**Problem details:**
Print exactly the lines from the first one down to the line containing "import seaborn as sns", both ends included, with no pictures and nothing else.

**Data shown:**
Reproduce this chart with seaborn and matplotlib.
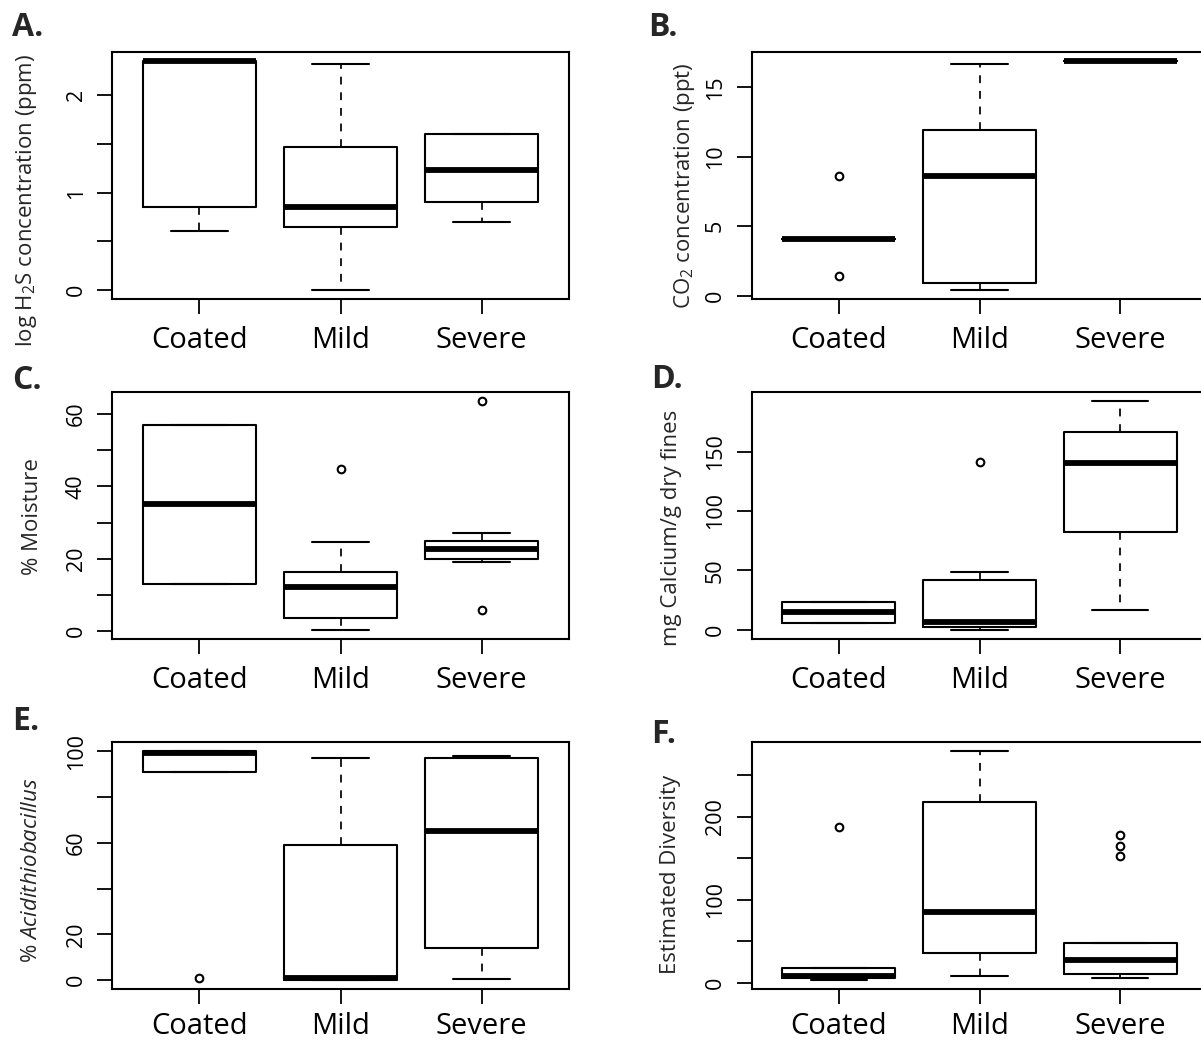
import matplotlib

matplotlib.use("Agg")

import matplotlib.pyplot as plt
import numpy as np
import pandas as pd
import seaborn as sns

# ── Data (per-sample values) ──────────────────────────────────────────────────
CATEGORIES = ["Coated", "Mild", "Severe"]

H2S_COATED = [0.60, 0.85, 2.35, 2.35, 2.35]
H2S_MILD = [0.00, 0.65, 0.85, 1.47, 2.32]
H2S_SEVERE = [0.70, 0.90, 1.23, 1.60, 1.60]

CO2_COATED = [1.4, 4.1, 4.1, 4.1, 8.6]
CO2_MILD = [0.41, 0.87, 8.6, 11.9, 16.7]
CO2_SEVERE = [16.9, 16.9, 16.9, 16.9, 16.9]

MOIST_COATED = [13.1, 13.1, 35.0, 56.9, 56.9]
MOIST_MILD = [0.45, 2.0, 3.7, 8.0, 12.3, 14.0, 16.4, 24.5, 44.8]
MOIST_SEVERE = [5.9, 19.0, 19.9, 21.0, 22.8, 24.0, 24.9, 27.1, 63.6]

CALC_COATED = [5.9, 5.9, 14.6, 23.3, 23.3]
CALC_MILD = [0.0, 1.0, 2.0, 4.0, 6.5, 20.0, 41.9, 48.3, 141.5]
CALC_SEVERE = [16.3, 82.0, 140.7, 166.8, 192.7]

ACID_COATED = [0.9, 90.9, 90.9, 95.0, 99.3, 99.6, 100.0, 100.0, 100.0]
ACID_MILD = [0.0, 0.2, 0.9, 59.0, 97.0]
ACID_SEVERE = [0.3, 13.9, 65.1, 96.8, 98.1]

DIV_COATED = [3.0, 4.0, 5.0, 6.0, 8.0, 12.0, 17.7, 17.7, 187.2]
DIV_MILD = [8.4, 35.8, 85.2, 217.3, 279.0]
DIV_SEVERE = [6.0, 8.0, 9.0, 10.5, 15.0, 20.0, 27.0, 35.0, 42.0, 47.8,
              153.0, 164.7, 178.0]

# y ticks (all ticks, labelled ticks)
H2S_TICKS = [0, 0.5, 1, 1.5, 2]
H2S_LABELS = ["0", "", "1", "", "2"]
CO2_TICKS = [0, 5, 10, 15]
CO2_LABELS = ["0", "5", "10", "15"]
MOIST_TICKS = [0, 10, 20, 30, 40, 50, 60]
MOIST_LABELS = ["0", "", "20", "", "40", "", "60"]
CALC_TICKS = [0, 50, 100, 150]
CALC_LABELS = ["0", "50", "100", "150"]
ACID_TICKS = [0, 20, 40, 60, 80, 100]
ACID_LABELS = ["0", "20", "", "60", "", "100"]
DIV_TICKS = [0, 50, 100, 150, 200, 250]
DIV_LABELS = ["0", "", "100", "", "200", ""]

# ── Style ─────────────────────────────────────────────────────────────────────
sns.set_style("ticks")
plt.rcParams["font.family"] = ["Open Sans", "DejaVu Sans"]
plt.rcParams["mathtext.fontset"] = "custom"
plt.rcParams["mathtext.rm"] = "Open Sans"
plt.rcParams["mathtext.it"] = "Open Sans:italic"

W, H = 1201, 1041
fig = plt.figure(figsize=(W / 100, H / 100), dpi=100)
fig.patch.set_facecolor("white")

# panel geometry in pixels: rows (top, height, x-label pad), cols (left, width)
ROWS = [(52, 247, 9), (391.7, 247, 9), (742, 247.3, 5.2)]
COLS = [(112, 457), (751.5, 456)]

panels = [
    # letter, letter pos, data, ticks, labels, ylabel, ylabel baseline x, ylabel center y
    ("A.", (12, 36), [H2S_COATED, H2S_MILD, H2S_SEVERE], H2S_TICKS, H2S_LABELS,
     r"log H$_2$S concentration (ppm)", 32, 200),
    ("B.", (648, 36), [CO2_COATED, CO2_MILD, CO2_SEVERE], CO2_TICKS, CO2_LABELS,
     r"CO$_2$ concentration (ppt)", 690, 185.5),
    ("C.", (12, 389), [MOIST_COATED, MOIST_MILD, MOIST_SEVERE], MOIST_TICKS, MOIST_LABELS,
     "% Moisture", 37.5, 516.5),
    ("D.", (651, 388), [CALC_COATED, CALC_MILD, CALC_SEVERE], CALC_TICKS, CALC_LABELS,
     "mg Calcium/g dry fines", 677, 527.5),
    ("E.", (12, 730), [ACID_COATED, ACID_MILD, ACID_SEVERE], ACID_TICKS, ACID_LABELS,
     r"% $\mathit{Acidithiobacillus}$", 37.5, 870),
    ("F.", (651, 743), [DIV_COATED, DIV_MILD, DIV_SEVERE], DIV_TICKS, DIV_LABELS,
     "Estimated Diversity", 676, 874.5),
]

for i, (letter, lpos, groups, ticks, labels, ylabel, lab_x, lab_y) in enumerate(panels):
    top, height, xpad = ROWS[i // 2]
    left, width = COLS[i % 2]
    ax = fig.add_axes([left / W, 1 - (top + height) / H, width / W, height / H])

    df = pd.DataFrame({
        "group": np.repeat(CATEGORIES, [len(g) for g in groups]),
        "value": np.concatenate(groups),
    })
    sns.boxplot(
        data=df, x="group", y="value", order=CATEGORIES, ax=ax,
        width=0.8, fill=False, color="black", linewidth=1.5, whis=1.5,
        boxprops=dict(color="black", linewidth=1.5),
        medianprops=dict(color="black", linewidth=4.2, solid_capstyle="butt"),
        whiskerprops=dict(color="black", linewidth=1.25, linestyle=(0, (4.5, 4.5))),
        capprops=dict(color="black", linewidth=1.5),
        flierprops=dict(marker="o", markersize=5.5, markerfacecolor="none",
                        markeredgecolor="black", markeredgewidth=1.5),
    )

    # R-style limits: 4% padding around the data range
    allv = np.concatenate(groups)
    lo, hi = allv.min(), allv.max()
    pad = 0.04 * (hi - lo)
    ax.set_ylim(lo - pad, hi + pad)
    ax.set_xlim(-0.62, 2.62)

    ax.set_xlabel("")
    ax.set_ylabel("")
    ax.set_yticks(ticks, labels)
    ax.set_xticks(range(3), CATEGORIES)

    for sp in ax.spines.values():
        sp.set_visible(True)
        sp.set_linewidth(1.5)
        sp.set_color("black")

    ax.tick_params(axis="both", direction="out", length=10.8, width=1.3,
                   color="black", labelcolor="black")
    ax.tick_params(axis="x", labelsize=21, pad=xpad)
    ax.tick_params(axis="y", labelsize=15.5, pad=7.5)
    plt.setp(ax.get_yticklabels(), rotation=90, va="center")

    fig.text(lpos[0] / W, 1 - lpos[1] / H, letter, fontsize=23,
             fontweight="bold", ha="left", va="baseline")
    fig.text(lab_x / W, 1 - lab_y / H, ylabel, fontsize=16, rotation=90,
             rotation_mode="anchor", ha="center", va="baseline")

fig.savefig("out.png", dpi=100, facecolor="white")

**Result for this exercise:**
Reproduce this chart with seaborn and matplotlib.
import matplotlib

matplotlib.use("Agg")

import matplotlib.pyplot as plt
import numpy as np
import pandas as pd
import seaborn as sns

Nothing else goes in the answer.